According to FX Networks research, the number of scripted series on broadcast, cable, and streaming TV has more than doubled since 2009. It was FX CEO John Landgraf who, citing that data, declared this the era of “peak TV” at the Television Critics Association press tour in 2015.

But since then, as comedies and dramas have multiplied across television, cable and broadcast — which for years drove that growth — have begun to reverse course.

In 2016, according to FX, there were 454 scripted original series — up from 420 the year prior, and a massive increase from 210 in 2009. But all growth in the most recent year came from streaming services. The number of streaming scripted originals doubled from 46 in 2015 to 92 in 2016. Over the same period, the number of broadcast scripted originals slid from 187 to 181 and basic-cable series from 150 to 145. Both declines were the first since Netflix began tracking total series counts in 2009.

“Cable has gradually embraced more and more scripted fare, in part because there have been huge successes here and there, but a lot of cable scripted stuff has not really justified its cost in ratings terms,” says David Lyle, president of unscripted-producer trade organization Pact US and former CEO of National Geographic Channels. “Cable channels may well find or rediscover that unscripted entertainment is quick to commission and a good deal more cost efficient than the scripted fare.”

A typical hour of scripted drama costs $2.5-3.5 million to produce for broadcast, $1.8-2.5 million for cable. The most ambitious work can cost far more. HBO’s “Game of Thrones” costs roughly $10 million per episode. A typical hour of reality programming of the kind Lyle used to commission for National Geographic, by comparison, costs $400,000-$500,000.

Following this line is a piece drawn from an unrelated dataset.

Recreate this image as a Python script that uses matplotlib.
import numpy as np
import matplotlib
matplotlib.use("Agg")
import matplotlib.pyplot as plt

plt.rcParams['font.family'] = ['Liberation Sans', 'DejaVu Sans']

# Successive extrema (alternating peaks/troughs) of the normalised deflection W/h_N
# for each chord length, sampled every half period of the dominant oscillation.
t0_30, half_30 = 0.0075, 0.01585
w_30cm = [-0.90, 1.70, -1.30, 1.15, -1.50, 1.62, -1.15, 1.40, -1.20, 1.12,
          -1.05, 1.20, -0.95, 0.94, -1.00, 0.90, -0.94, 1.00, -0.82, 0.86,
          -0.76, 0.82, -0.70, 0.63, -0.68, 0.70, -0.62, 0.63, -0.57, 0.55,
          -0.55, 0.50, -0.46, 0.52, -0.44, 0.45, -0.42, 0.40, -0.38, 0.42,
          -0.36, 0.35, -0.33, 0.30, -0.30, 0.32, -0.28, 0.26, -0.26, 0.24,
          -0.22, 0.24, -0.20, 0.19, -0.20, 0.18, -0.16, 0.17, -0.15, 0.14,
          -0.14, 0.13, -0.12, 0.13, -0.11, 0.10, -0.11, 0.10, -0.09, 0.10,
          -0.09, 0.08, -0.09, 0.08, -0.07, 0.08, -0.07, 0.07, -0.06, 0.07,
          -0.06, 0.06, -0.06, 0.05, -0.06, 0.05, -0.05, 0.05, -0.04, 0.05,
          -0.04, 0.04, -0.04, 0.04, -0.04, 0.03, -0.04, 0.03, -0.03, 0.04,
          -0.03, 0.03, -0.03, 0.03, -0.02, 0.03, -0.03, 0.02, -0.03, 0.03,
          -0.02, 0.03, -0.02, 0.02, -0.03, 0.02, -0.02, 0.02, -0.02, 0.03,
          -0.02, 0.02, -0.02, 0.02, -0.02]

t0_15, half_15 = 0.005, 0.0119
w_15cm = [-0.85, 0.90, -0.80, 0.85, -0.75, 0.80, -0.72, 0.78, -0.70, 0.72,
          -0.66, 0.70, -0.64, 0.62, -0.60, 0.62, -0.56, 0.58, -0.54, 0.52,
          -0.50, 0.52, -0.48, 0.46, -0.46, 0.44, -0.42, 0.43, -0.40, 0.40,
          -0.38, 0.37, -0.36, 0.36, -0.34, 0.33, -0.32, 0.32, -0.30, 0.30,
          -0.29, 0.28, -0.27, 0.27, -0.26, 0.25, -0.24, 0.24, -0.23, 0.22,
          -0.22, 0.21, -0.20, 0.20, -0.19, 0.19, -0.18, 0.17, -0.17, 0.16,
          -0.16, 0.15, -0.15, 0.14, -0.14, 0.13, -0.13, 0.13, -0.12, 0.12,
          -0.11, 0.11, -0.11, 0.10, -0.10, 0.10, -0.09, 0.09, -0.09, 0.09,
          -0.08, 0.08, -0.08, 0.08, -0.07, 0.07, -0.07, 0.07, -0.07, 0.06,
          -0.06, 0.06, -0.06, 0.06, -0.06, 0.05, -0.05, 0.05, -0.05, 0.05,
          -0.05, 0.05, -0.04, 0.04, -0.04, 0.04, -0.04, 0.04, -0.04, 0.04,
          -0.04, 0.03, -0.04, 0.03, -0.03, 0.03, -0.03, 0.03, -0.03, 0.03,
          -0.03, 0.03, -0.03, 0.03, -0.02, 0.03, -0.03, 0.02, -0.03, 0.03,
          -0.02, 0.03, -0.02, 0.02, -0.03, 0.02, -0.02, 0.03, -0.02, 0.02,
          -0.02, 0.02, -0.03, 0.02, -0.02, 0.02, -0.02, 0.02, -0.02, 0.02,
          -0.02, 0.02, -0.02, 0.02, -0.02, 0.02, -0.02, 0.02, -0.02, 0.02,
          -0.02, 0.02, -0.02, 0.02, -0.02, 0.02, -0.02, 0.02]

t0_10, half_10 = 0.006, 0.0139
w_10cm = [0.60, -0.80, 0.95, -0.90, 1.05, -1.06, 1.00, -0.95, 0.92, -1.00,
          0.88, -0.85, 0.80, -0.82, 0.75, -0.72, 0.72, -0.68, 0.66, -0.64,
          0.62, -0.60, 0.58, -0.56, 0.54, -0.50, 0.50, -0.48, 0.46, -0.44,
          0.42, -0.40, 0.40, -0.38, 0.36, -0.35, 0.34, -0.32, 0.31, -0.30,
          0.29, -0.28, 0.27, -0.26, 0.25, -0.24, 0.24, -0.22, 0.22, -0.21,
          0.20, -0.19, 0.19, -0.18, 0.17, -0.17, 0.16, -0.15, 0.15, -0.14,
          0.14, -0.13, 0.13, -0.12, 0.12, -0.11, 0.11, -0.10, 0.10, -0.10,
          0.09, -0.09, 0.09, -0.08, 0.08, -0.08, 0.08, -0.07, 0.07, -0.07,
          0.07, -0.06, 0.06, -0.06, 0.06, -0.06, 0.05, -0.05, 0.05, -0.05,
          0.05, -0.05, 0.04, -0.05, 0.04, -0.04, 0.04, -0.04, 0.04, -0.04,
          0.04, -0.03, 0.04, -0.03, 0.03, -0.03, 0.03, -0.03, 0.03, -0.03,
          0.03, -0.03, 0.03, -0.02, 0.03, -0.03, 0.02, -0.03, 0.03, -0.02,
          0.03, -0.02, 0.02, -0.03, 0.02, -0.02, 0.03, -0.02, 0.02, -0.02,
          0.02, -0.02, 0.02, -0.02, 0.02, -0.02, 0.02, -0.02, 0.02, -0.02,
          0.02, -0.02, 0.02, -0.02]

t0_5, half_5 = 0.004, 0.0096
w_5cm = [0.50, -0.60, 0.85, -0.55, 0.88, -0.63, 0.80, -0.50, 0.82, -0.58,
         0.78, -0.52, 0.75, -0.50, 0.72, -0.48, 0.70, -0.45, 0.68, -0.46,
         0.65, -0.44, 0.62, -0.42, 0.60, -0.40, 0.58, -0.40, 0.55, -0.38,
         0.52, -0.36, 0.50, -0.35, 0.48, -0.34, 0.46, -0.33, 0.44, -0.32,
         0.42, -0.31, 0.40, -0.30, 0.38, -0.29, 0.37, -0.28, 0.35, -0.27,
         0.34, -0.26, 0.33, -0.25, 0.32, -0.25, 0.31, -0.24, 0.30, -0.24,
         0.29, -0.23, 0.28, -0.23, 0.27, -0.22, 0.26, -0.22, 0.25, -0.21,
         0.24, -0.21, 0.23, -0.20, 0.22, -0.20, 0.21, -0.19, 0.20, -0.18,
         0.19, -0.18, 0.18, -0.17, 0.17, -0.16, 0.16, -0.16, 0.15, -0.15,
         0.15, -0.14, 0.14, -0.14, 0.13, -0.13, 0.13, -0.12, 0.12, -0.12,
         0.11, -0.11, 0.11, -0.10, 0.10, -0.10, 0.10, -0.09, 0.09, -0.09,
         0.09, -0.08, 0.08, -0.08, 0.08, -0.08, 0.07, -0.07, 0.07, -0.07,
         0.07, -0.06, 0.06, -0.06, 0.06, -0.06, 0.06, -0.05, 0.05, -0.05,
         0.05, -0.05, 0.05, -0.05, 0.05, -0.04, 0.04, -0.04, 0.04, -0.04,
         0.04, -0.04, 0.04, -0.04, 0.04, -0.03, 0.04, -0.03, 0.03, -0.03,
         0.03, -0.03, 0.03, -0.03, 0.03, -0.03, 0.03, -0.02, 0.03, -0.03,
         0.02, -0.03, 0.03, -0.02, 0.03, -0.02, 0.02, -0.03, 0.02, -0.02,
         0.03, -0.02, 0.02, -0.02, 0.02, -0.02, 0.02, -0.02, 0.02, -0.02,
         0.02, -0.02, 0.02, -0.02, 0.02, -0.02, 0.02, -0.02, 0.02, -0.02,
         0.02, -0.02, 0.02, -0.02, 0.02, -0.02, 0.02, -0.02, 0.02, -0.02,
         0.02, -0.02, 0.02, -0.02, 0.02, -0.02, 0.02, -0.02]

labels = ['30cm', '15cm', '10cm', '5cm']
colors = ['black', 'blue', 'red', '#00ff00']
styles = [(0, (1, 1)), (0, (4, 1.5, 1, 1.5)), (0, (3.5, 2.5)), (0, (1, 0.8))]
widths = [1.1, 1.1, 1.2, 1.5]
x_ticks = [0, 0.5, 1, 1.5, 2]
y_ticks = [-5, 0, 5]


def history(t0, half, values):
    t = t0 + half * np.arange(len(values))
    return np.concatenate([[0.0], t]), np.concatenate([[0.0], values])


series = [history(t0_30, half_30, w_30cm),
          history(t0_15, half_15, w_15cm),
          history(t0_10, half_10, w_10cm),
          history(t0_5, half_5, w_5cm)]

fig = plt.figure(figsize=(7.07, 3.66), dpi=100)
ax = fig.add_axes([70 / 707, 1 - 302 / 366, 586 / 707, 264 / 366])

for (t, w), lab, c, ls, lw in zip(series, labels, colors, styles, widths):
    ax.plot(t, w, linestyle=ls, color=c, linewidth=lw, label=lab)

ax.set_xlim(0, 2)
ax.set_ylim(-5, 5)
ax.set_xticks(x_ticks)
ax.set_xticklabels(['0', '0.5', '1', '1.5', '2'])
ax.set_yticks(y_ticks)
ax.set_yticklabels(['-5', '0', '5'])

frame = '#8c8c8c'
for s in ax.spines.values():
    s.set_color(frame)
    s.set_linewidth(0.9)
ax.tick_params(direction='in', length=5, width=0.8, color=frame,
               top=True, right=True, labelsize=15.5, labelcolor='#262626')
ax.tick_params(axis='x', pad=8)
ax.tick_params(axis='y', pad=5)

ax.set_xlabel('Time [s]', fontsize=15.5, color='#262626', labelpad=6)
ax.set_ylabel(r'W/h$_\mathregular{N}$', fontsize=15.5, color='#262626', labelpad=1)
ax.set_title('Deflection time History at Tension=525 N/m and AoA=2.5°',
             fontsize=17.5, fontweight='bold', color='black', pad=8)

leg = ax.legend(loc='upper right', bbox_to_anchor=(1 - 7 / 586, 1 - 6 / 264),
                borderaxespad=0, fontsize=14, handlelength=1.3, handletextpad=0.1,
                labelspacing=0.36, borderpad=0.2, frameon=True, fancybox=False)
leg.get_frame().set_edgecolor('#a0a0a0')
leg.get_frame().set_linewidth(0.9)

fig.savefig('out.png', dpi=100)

As ratings trend down across linear television, breakout shows become harder to make. Renewed and canceled series can be separated by less than a ratings point. Broadcast TV has developed two bona fide hits in the last three development cycles — Fox’s “Empire” and NBC’s “This Is Us.” On cable, meanwhile, depressed ratings and a crowded marketplace have made it difficult for networks such as AMC — which still boasts the highest-rated scripted show on television in the 18-49 demo with “The Walking Dead” — to generate buzz for would-be successors to dramas such as “Mad Men” and “Breaking Bad” that kick-started the peak-TV era.

Facing a scripted glut, some programmers are turning to unscripted. At Viacom, scripted development has been shifted toward Comedy Central and the soon-to-launch Paramount Network, while other networks such as MTV have been given orders to refocus on reality programming that targets their core audiences.

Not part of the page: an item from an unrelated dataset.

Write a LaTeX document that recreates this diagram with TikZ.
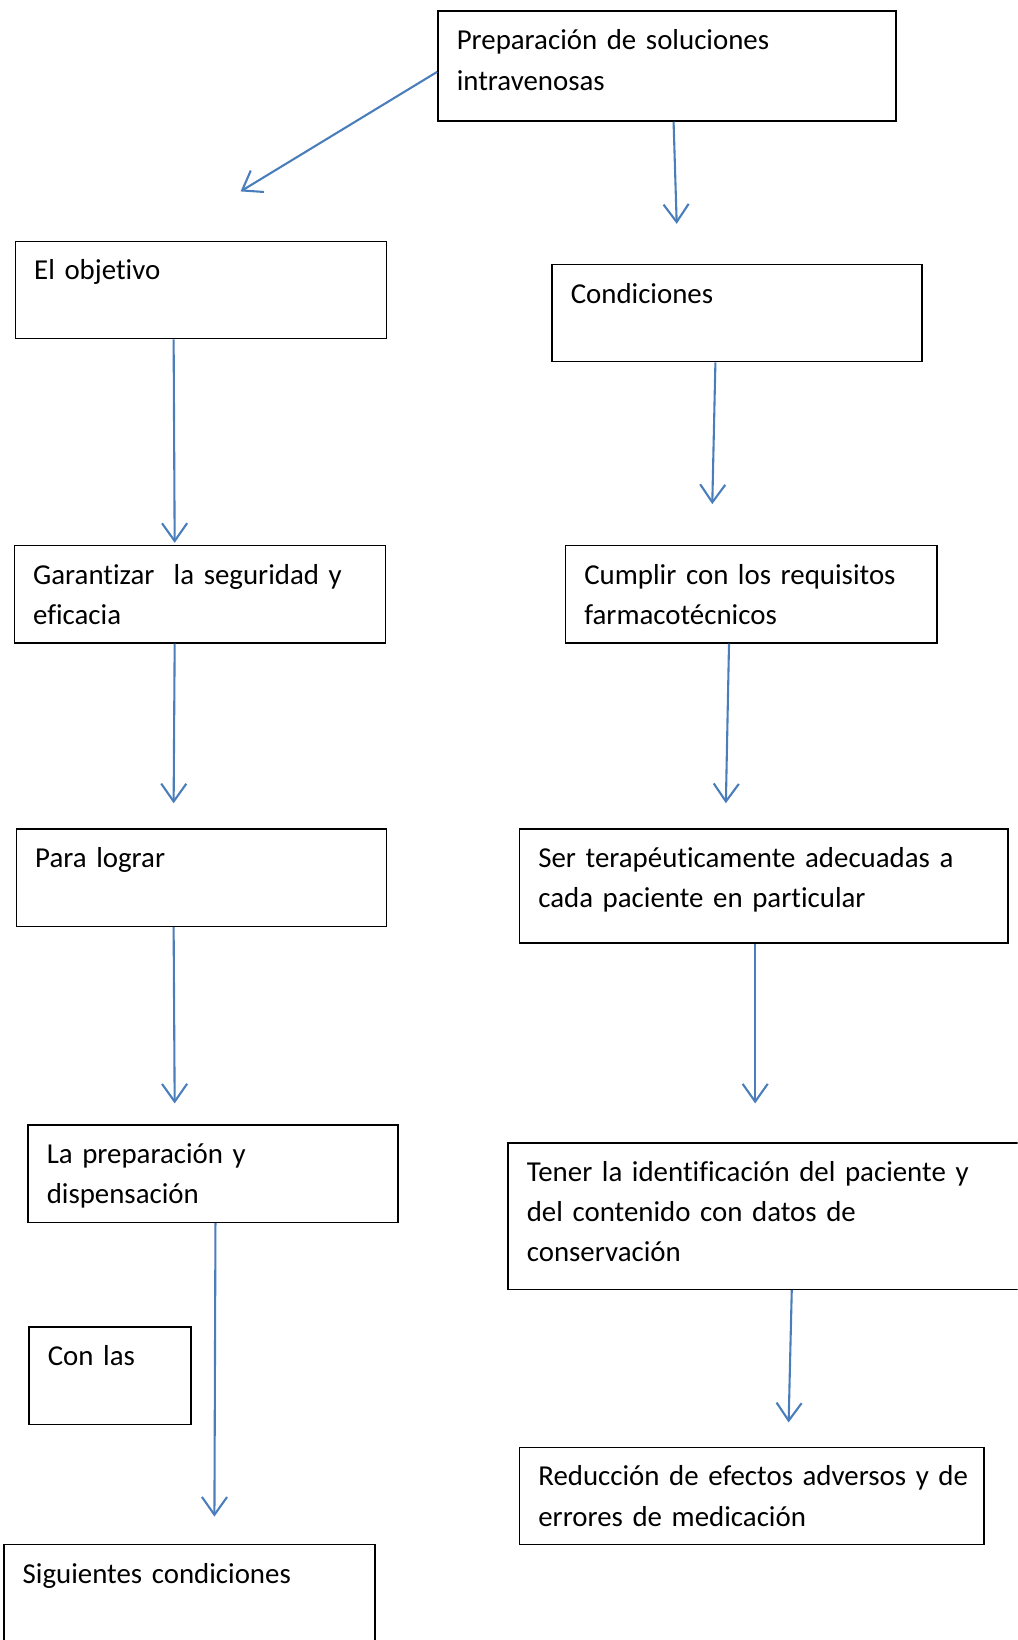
\documentclass[tikz,border=0pt]{standalone}
\usepackage{fontspec}
\setmainfont{Carlito}[Ligatures=NoCommon]
\usetikzlibrary{arrows.meta,calc}
\definecolor{azul}{RGB}{74,126,187}

\begin{document}
\begin{tikzpicture}[x=0.5pt, y=-0.5pt,
  caja/.style 2 args={draw, line width=0.7pt, anchor=north west, align=left,
    inner xsep=9pt, inner ysep=0pt, text height=18.5pt, text width=#1, text depth=#2,
    font=\fontsize{13.8}{19.2}\selectfont},
  flecha/.style={draw=azul, line width=1pt, -{Straight Barb[length=8.5pt,width=12pt]}}]
  \clip (0,0) rectangle (973,1568);
  % cajas
  \node[caja={201pt}{34pt}] (prep) at (418,10) {Preparación de soluciones\\intravenosas};
  \node[caja={159.5pt}{28pt}] (obj) at (14,230) {El objetivo};
  \node[caja={159pt}{28pt}] (cond) at (527,252) {Condiciones};
  \node[caja={159.5pt}{28pt}] (gar) at (13,521) {Garantizar~ la seguridad y\\eficacia};
  \node[caja={159.5pt}{28pt}] (req) at (540,521) {Cumplir con los requisitos\\farmacotécnicos};
  \node[caja={159pt}{28pt}] (lograr) at (15,792) {Para lograr};
  \node[caja={215.5pt}{36pt}] (ter) at (496,792) {Ser terapéuticamente adecuadas a\\cada paciente en particular};
  \node[caja={159pt}{28pt}] (disp) at (26,1075) {La preparación y\\dispensación};
  \node[caja={59.5pt}{28pt}] (conlas) at (27,1268) {Con las};
  \node[caja={242pt}{51.5pt}] (ten) at (485,1092) {Tener la identificación del paciente y\\del contenido con datos de\\conservación};
  \node[caja={204pt}{28pt}] (red) at (496,1383) {\mbox{Reducción de efectos adversos y de}\\errores de medicación};
  \node[caja={159.5pt}{41.5pt}] (sig) at (3,1476) {Siguientes condiciones};
  % extremos libres de las flechas
  \coordinate (e1) at (230,183);
  \coordinate (e2) at (647,214);
  \coordinate (e3) at (167,519);
  \coordinate (e4) at (681,482);
  \coordinate (e5) at (166,768);
  \coordinate (e6) at (694,768);
  \coordinate (e7) at (167,1055);
  \coordinate (e8) at (722,1055);
  \coordinate (e9) at (205,1450);
  \coordinate (e10) at (754,1360);
  % flechas
  \draw[flecha] ($(prep.west)+(0,5.5)$) -- (e1);
  \draw[flecha] ($(prep.south west)+(226,0)$) -- (e2);
  \draw[flecha] ($(obj.south west)+(152,0)$) -- (e3);
  \draw[flecha] ($(cond.south west)+(157,0)$) -- (e4);
  \draw[flecha] ($(gar.south west)+(154,0)$) -- (e5);
  \draw[flecha] ($(req.south west)+(157,0)$) -- (e6);
  \draw[flecha] ($(lograr.south west)+(151,0)$) -- (e7);
  \draw[flecha] ($(ter.south west)+(226,0)$) -- (e8);
  \draw[flecha] ($(disp.south west)+(180,0)$) -- (e9);
  \draw[flecha] ($(ten.south west)+(272,0)$) -- (e10);
\end{tikzpicture}
\end{document}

“We had a lot of scripted projects that didn’t resonate with the brand overall or connect to the viewers from our biggest reality shows,” MTV, VH1 and Logo president Chris McCarthy told Variety in February. “Going forward at all of our channels we need to think, ‘Here’s our super fan. How do we serve them from a live (TV) perspective, from a scripted and from a reality perspective?’”

On broadcast, the success of primetime game shows such as ABC’s “Match Game” and “Celebrity Family Feud” has sparked a trend. Since January, the Big Four broadcasters have ordered nine new unscripted series.

“I think we’re at the start of an unscripted resurgence, with some fresh shows that are on point tonally speaking,” says David Broome, creator and executive producer of Netflix’s “Ultimate Beastmaster,” the company’s first unscripted effort. “Coming out of the election and the drama from all of the ongoing politics, I think fun, feel-good fare is perfect right now.”

That resurgence could get a shot on the arm should WGA members go on strike after their contract with producers runs out at midnight Tuesday morning. Network executives have for weeks been gaming out strike scenarios, looking at what unscripted series could have their orders extended or be quickly put into production should a strike last long enough to interfere with drama and comedy production.

“One of the things about unscripted television is the lead time or development time from ‘Yes, we want to go’ to getting it on air might be three months,” says Lyle. “The same development process in the scripted world, would be hard pressed to be within a year. The unscripted world can compensate pretty quickly.”

That ability to compensate, already an important commodity, will become even more valuable in the event of a strike.

“Linear TV has to have a product on air,” Lyle says.